Anyway, Jorah and Tyrion are continuing along the way to Meereen, with Jorah’s greyscale a secret and their main method being walking. Safe travels, guys.

And, some final thoughts:

+ “He was a loyal friend, and he died in an alley.” Nice meta commentary on Barristan’s death, Dany.

+ Some choice moments from Ramsay this week: “I’m furthering a dynasty!” he says to Myranda when she complains about him being engaged to Sansa, and then he warns her with the “You’re not going to bore me, Myranda, are you?” I guess that their gross love works for them, but … ugh.

+  “I served Lady Catelyn. I serve her still.” STOP TEASING LS, GODDAMMIT. STOP IT.

+ In case you forgot that Ramsay castrated Theon, here, let him remind you!” “He’s not Ironborn anymore. Not Theon Greyjoy anymore.

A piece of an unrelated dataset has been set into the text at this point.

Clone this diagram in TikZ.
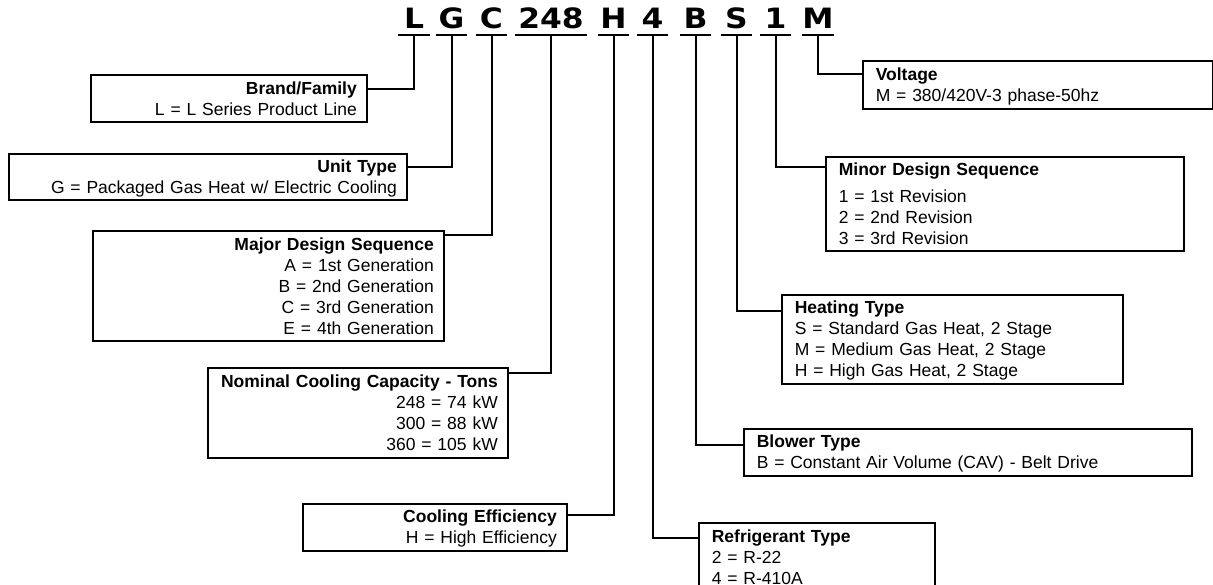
\documentclass[tikz,border=0pt]{standalone}
\usepackage{fontspec}
\setmainfont{Liberation Sans}
\newfontfamily\codefont[FakeStretch=1.12]{DejaVu Sans}
\usepackage{tikz}
\usetikzlibrary{positioning,calc}
\tikzset{
  codechar/.style={font=\codefont\bfseries\fontsize{28}{28}\selectfont,
    anchor=south, minimum width=31pt, inner xsep=0pt, inner ysep=6pt,
    text height=20.5pt, text depth=0pt},
  codeline/.style={line width=2.6pt},
  leadline/.style={line width=2pt},
  leftbox/.style={draw, line width=1.6pt, anchor=north west, align=right,
    inner xsep=10pt, inner ysep=0pt,
    font=\fontsize{17.5}{21}\selectfont},
  rightbox/.style={draw, line width=1.6pt, anchor=north west, align=left,
    inner xsep=13pt, inner ysep=0pt,
    font=\fontsize{17.5}{21}\selectfont},
}
\newcommand{\ls}{\rule[-3pt]{0pt}{19pt}}
\begin{document}
\begin{tikzpicture}[x=1pt, y=-1pt]
\useasboundingbox (0,0) rectangle (1213,584);

%% Model number characters
\node[codechar] (code_L)   at (414,35)   {L};
\node[codechar] (code_G)   at (451.5,35) {G};
\node[codechar] (code_C)   at (491.5,35) {C};
\node[codechar, minimum width=72pt] (code_248) at (551,35) {248};
\node[codechar] (code_H)   at (613.5,35) {H};
\node[codechar] (code_4)   at (652.5,35) {4};
\node[codechar] (code_B)   at (695.5,35) {B};
\node[codechar] (code_S)   at (736.5,35) {S};
\node[codechar] (code_1)   at (775.5,35) {1};
\node[codechar] (code_M)   at (818,35)   {M};
\foreach \c in {L,G,C,248,H,4,B,S,1,M}
  \draw[codeline] (code_\c.south west) -- (code_\c.south east);

%% Left side boxes
\node[leftbox, minimum width=276pt, minimum height=47pt, text width=256pt]
  (box_brand) at (90,74)
  {\ls\textbf{Brand/Family}\\ \ls L = L Series Product Line};
\node[leftbox, minimum width=398pt, minimum height=46pt, text width=378pt]
  (box_unit) at (8,153)
  {\ls\textbf{Unit Type}\\ \ls G = Packaged Gas Heat w/ Electric Cooling};
\node[leftbox, minimum width=351pt, minimum height=110pt, text width=331pt]
  (box_major) at (92,230)
  {\ls\textbf{Major Design Sequence}\\ \ls A = 1st Generation\\
   \ls B = 2nd Generation\\ \ls C = 3rd Generation\\ \ls E = 4th Generation};
\node[leftbox, minimum width=300pt, minimum height=90pt, text width=280pt]
  (box_nominal) at (207,367)
  {\ls\textbf{Nominal Cooling Capacity - Tons}\\ \ls 248 = 74 kW\\
   \ls 300 = 88 kW\\ \ls 360 = 105 kW};
\node[leftbox, minimum width=264pt, minimum height=47pt, text width=244pt]
  (box_cooleff) at (302,503)
  {\ls\textbf{Cooling Efficiency}\\ \ls H = High Efficiency};

%% Right side boxes
\node[rightbox, minimum width=350pt, minimum height=48pt, text width=324pt]
  (box_voltage) at (862,60)
  {\ls\textbf{Voltage}\\ \ls M = 380/420V-3 phase-50hz};
\node[rightbox, minimum width=358pt, minimum height=94pt, text width=332pt]
  (box_minor) at (825,156)
  {\ls\textbf{Minor Design Sequence}\\[6pt] \ls 1 = 1st Revision\\
   \ls 2 = 2nd Revision\\ \ls 3 = 3rd Revision};
\node[rightbox, minimum width=341pt, minimum height=89pt, text width=315pt]
  (box_heating) at (781,294)
  {\ls\textbf{Heating Type}\\ \ls S = Standard Gas Heat, 2 Stage\\
   \ls M = Medium Gas Heat, 2 Stage\\ \ls H = High Gas Heat, 2 Stage};
\node[rightbox, minimum width=448pt, minimum height=47pt, text width=422pt]
  (box_blower) at (743,428)
  {\ls\textbf{Blower Type}\\ \ls B = Constant Air Volume (CAV) - Belt Drive};
\node[rightbox, minimum width=236pt, minimum height=68pt, text width=210pt]
  (box_refrig) at (698,522)
  {\ls\textbf{Refrigerant Type}\\ \ls 2 = R-22\\ \ls 4 = R-410A};

%% Leader lines
\draw[leadline] (code_L.south)   |- ([yshift=-15pt]box_brand.north east);
\draw[leadline] (code_G.south)   |- ([yshift=-14pt]box_unit.north east);
\draw[leadline] (code_C.south)   |- ([yshift=-5pt]box_major.north east);
\draw[leadline] (code_248.south) |- ([yshift=-6pt]box_nominal.north east);
\draw[leadline] (code_H.south)   |- ([yshift=-12pt]box_cooleff.north east);
\draw[leadline] (code_4.south)   |- ([yshift=-16pt]box_refrig.north west);
\draw[leadline] (code_B.south)   |- ([yshift=-17pt]box_blower.north west);
\draw[leadline] (code_S.south)   |- ([yshift=-17pt]box_heating.north west);
\draw[leadline] (code_1.south)   |- ([yshift=-11pt]box_minor.north west);
\draw[leadline] (code_M.south)   |- ([yshift=-14pt]box_voltage.north west);
\end{tikzpicture}
\end{document}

He’s a new man … a new person, anyway.”

+ Things I never want to hear again: Ramsay saying “the North remembers.” It’s just not right!

+ Clips for next week: Arya returns! And we see the new aged-up Myrcella! And the Sand Snakes are slithering into action! And Grandmama Tyrell is back in King’s Landing! Great times await us.


+ BOOK READERS ONLY: So we’re never getting Jon Connington on the show, I think, since we see his greyscale storyline getting shifted over to Jorah this week. And if we don’t get him, we’re not going to get the alleged Targaryen pretender, Aegon, because why would he show up without guardian Jon? Also, WHERE IS VARYS? His motivations are being altered on the show with the removal of Aegon, and with Jorah kidnapping Tyrion, is Varys still just hanging out in that brothel in Volantis? There is nothing there to interest him! HOW IS HE SPENDING HIS TIME?!